-- begin --

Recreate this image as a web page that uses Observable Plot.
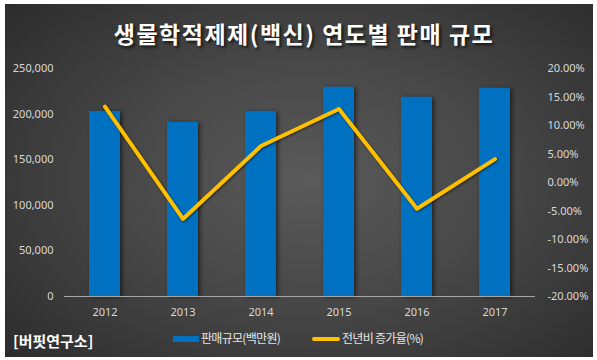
<!DOCTYPE html>
<html>
<head>
<meta charset="utf-8">
<script src="https://cdn.jsdelivr.net/npm/d3@7"></script>
<script src="https://cdn.jsdelivr.net/npm/@observablehq/plot@0.6"></script>
<style>
  html, body { margin: 0; padding: 0; background: #ffffff; }
  #frame {
    position: absolute; left: 5px; top: 4px; width: 588px; height: 353px;
    background: radial-gradient(ellipse 70% 75% at 52% 50%, #5a5a5a 0%, #484848 45%, #2c2c2c 100%);
    overflow: hidden;
  }
  #wrap { position: absolute; left: 0; top: 0; width: 597px; height: 360px; font-family: "Noto Sans CJK KR", "Noto Sans", sans-serif; }
  #title {
    position: absolute; left: 0; width: 608px; top: 19px; text-align: center;
    font-size: 23px; font-weight: bold; color: #ffffff; letter-spacing: 1.5px;
    text-shadow: 2px 2px 3px rgba(0,0,0,0.7); line-height: 28px;
  }
  #chart { position: absolute; left: 0; top: 55px; }
  #chart g[aria-label="bar"] { filter: drop-shadow(2px 1px 2px rgba(0,0,0,0.55)); }
  #chart g[aria-label="line"] { filter: drop-shadow(1px 1px 1px rgba(0,0,0,0.5)); }
  .leg { position: absolute; top: 330px; font-size: 12px; color: #e6e6e6; letter-spacing: -0.7px; line-height: 16px; }
  .sw { position: absolute; }
  #source { position: absolute; left: 13px; top: 331px; font-size: 15px; font-weight: bold; color: #ffffff; line-height: 20px; }
</style>
</head>
<body>
<div id="frame"></div>
<div id="wrap">
  <div id="title">생물학적제제(백신) 연도별 판매 규모</div>
  <div id="chart"></div>
  <div class="sw" style="left:173px; top:336px; width:26px; height:6px; background:#0070C0;"></div>
  <div class="leg" style="left:201px;">판매규모(백만원)</div>
  <div class="sw" style="left:312px; top:337px; width:28px; height:4px; border-radius:2px; background:#FFC000;"></div>
  <div class="leg" style="left:342px;">전년비 증가율(%)</div>
  <div id="source">[버핏연구소]</div>
</div>
<script>
const years = ["2012", "2013", "2014", "2015", "2016", "2017"];
const sales = [203000, 191000, 203000, 229500, 218500, 228500];
const growth = [13.3, -6.4, 6.4, 12.9, -4.6, 4.1];
const leftTicks = [0, 50000, 100000, 150000, 200000, 250000];
const rightTicks = [-20, -15, -10, -5, 0, 5, 10, 15, 20];

const yMax = 250000;
const pMin = -20, pMax = 20;
const toY = p => (p - pMin) / (pMax - pMin) * yMax;
const fromY = v => v / yMax * (pMax - pMin) + pMin;

const data = years.map((y, i) => ({year: y, sales: sales[i], growth: growth[i]}));

const chart = Plot.plot({
  width: 597,
  height: 270,
  marginTop: 13,
  marginBottom: 29,
  marginLeft: 64,
  marginRight: 62,
  style: {background: "transparent", color: "#d9d9d9", fontFamily: "'Noto Sans', sans-serif", fontSize: "11px"},
  x: {domain: years, paddingInner: 0.6, paddingOuter: 0.3, label: null},
  y: {domain: [0, yMax], label: null},
  marks: [
    Plot.axisX({tickSize: 0, tickPadding: 12, label: null, fill: "#d9d9d9"}),
    Plot.axisY(leftTicks, {anchor: "left", tickSize: 0, tickPadding: 11, tickFormat: d3.format(","), label: null, fill: "#d9d9d9"}),
    Plot.axisY(rightTicks.map(toY), {anchor: "right", tickSize: 0, tickPadding: 12, tickFormat: d => fromY(d).toFixed(2) + "%", label: null, fill: "#d9d9d9"}),
    Plot.barY(data, {x: "year", y: "sales", fill: "#0070C0"}),
    Plot.ruleY([0], {stroke: "#a6a6a6", strokeWidth: 1}),
    Plot.line(data, {x: "year", y: d => toY(d.growth), stroke: "#FFC000", strokeWidth: 4, strokeLinejoin: "round", strokeLinecap: "round"})
  ]
});
document.getElementById("chart").appendChild(chart);
</script>
</body>
</html>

-- end --

Instructions for the task: Transcribe the preceding listing in its entirety and with exact wording, leaving out pictures.

Answer to this problem:
Recreate this image as a web page that uses Observable Plot.
<!DOCTYPE html>
<html>
<head>
<meta charset="utf-8">
<script src="https://cdn.jsdelivr.net/npm/d3@7"></script>
<script src="https://cdn.jsdelivr.net/npm/@observablehq/plot@0.6"></script>
<style>
  html, body { margin: 0; padding: 0; background: #ffffff; }
  #frame {
    position: absolute; left: 5px; top: 4px; width: 588px; height: 353px;
    background: radial-gradient(ellipse 70% 75% at 52% 50%, #5a5a5a 0%, #484848 45%, #2c2c2c 100%);
    overflow: hidden;
  }
  #wrap { position: absolute; left: 0; top: 0; width: 597px; height: 360px; font-family: "Noto Sans CJK KR", "Noto Sans", sans-serif; }
  #title {
    position: absolute; left: 0; width: 608px; top: 19px; text-align: center;
    font-size: 23px; font-weight: bold; color: #ffffff; letter-spacing: 1.5px;
    text-shadow: 2px 2px 3px rgba(0,0,0,0.7); line-height: 28px;
  }
  #chart { position: absolute; left: 0; top: 55px; }
  #chart g[aria-label="bar"] { filter: drop-shadow(2px 1px 2px rgba(0,0,0,0.55)); }
  #chart g[aria-label="line"] { filter: drop-shadow(1px 1px 1px rgba(0,0,0,0.5)); }
  .leg { position: absolute; top: 330px; font-size: 12px; color: #e6e6e6; letter-spacing: -0.7px; line-height: 16px; }
  .sw { position: absolute; }
  #source { position: absolute; left: 13px; top: 331px; font-size: 15px; font-weight: bold; color: #ffffff; line-height: 20px; }
</style>
</head>
<body>
<div id="frame"></div>
<div id="wrap">
  <div id="title">생물학적제제(백신) 연도별 판매 규모</div>
  <div id="chart"></div>
  <div class="sw" style="left:173px; top:336px; width:26px; height:6px; background:#0070C0;"></div>
  <div class="leg" style="left:201px;">판매규모(백만원)</div>
  <div class="sw" style="left:312px; top:337px; width:28px; height:4px; border-radius:2px; background:#FFC000;"></div>
  <div class="leg" style="left:342px;">전년비 증가율(%)</div>
  <div id="source">[버핏연구소]</div>
</div>
<script>
const years = ["2012", "2013", "2014", "2015", "2016", "2017"];
const sales = [203000, 191000, 203000, 229500, 218500, 228500];
const growth = [13.3, -6.4, 6.4, 12.9, -4.6, 4.1];
const leftTicks = [0, 50000, 100000, 150000, 200000, 250000];
const rightTicks = [-20, -15, -10, -5, 0, 5, 10, 15, 20];

const yMax = 250000;
const pMin = -20, pMax = 20;
const toY = p => (p - pMin) / (pMax - pMin) * yMax;
const fromY = v => v / yMax * (pMax - pMin) + pMin;

const data = years.map((y, i) => ({year: y, sales: sales[i], growth: growth[i]}));

const chart = Plot.plot({
  width: 597,
  height: 270,
  marginTop: 13,
  marginBottom: 29,
  marginLeft: 64,
  marginRight: 62,
  style: {background: "transparent", color: "#d9d9d9", fontFamily: "'Noto Sans', sans-serif", fontSize: "11px"},
  x: {domain: years, paddingInner: 0.6, paddingOuter: 0.3, label: null},
  y: {domain: [0, yMax], label: null},
  marks: [
    Plot.axisX({tickSize: 0, tickPadding: 12, label: null, fill: "#d9d9d9"}),
    Plot.axisY(leftTicks, {anchor: "left", tickSize: 0, tickPadding: 11, tickFormat: d3.format(","), label: null, fill: "#d9d9d9"}),
    Plot.axisY(rightTicks.map(toY), {anchor: "right", tickSize: 0, tickPadding: 12, tickFormat: d => fromY(d).toFixed(2) + "%", label: null, fill: "#d9d9d9"}),
    Plot.barY(data, {x: "year", y: "sales", fill: "#0070C0"}),
    Plot.ruleY([0], {stroke: "#a6a6a6", strokeWidth: 1}),
    Plot.line(data, {x: "year", y: d => toY(d.growth), stroke: "#FFC000", strokeWidth: 4, strokeLinejoin: "round", strokeLinecap: "round"})
  ]
});
document.getElementById("chart").appendChild(chart);
</script>
</body>
</html>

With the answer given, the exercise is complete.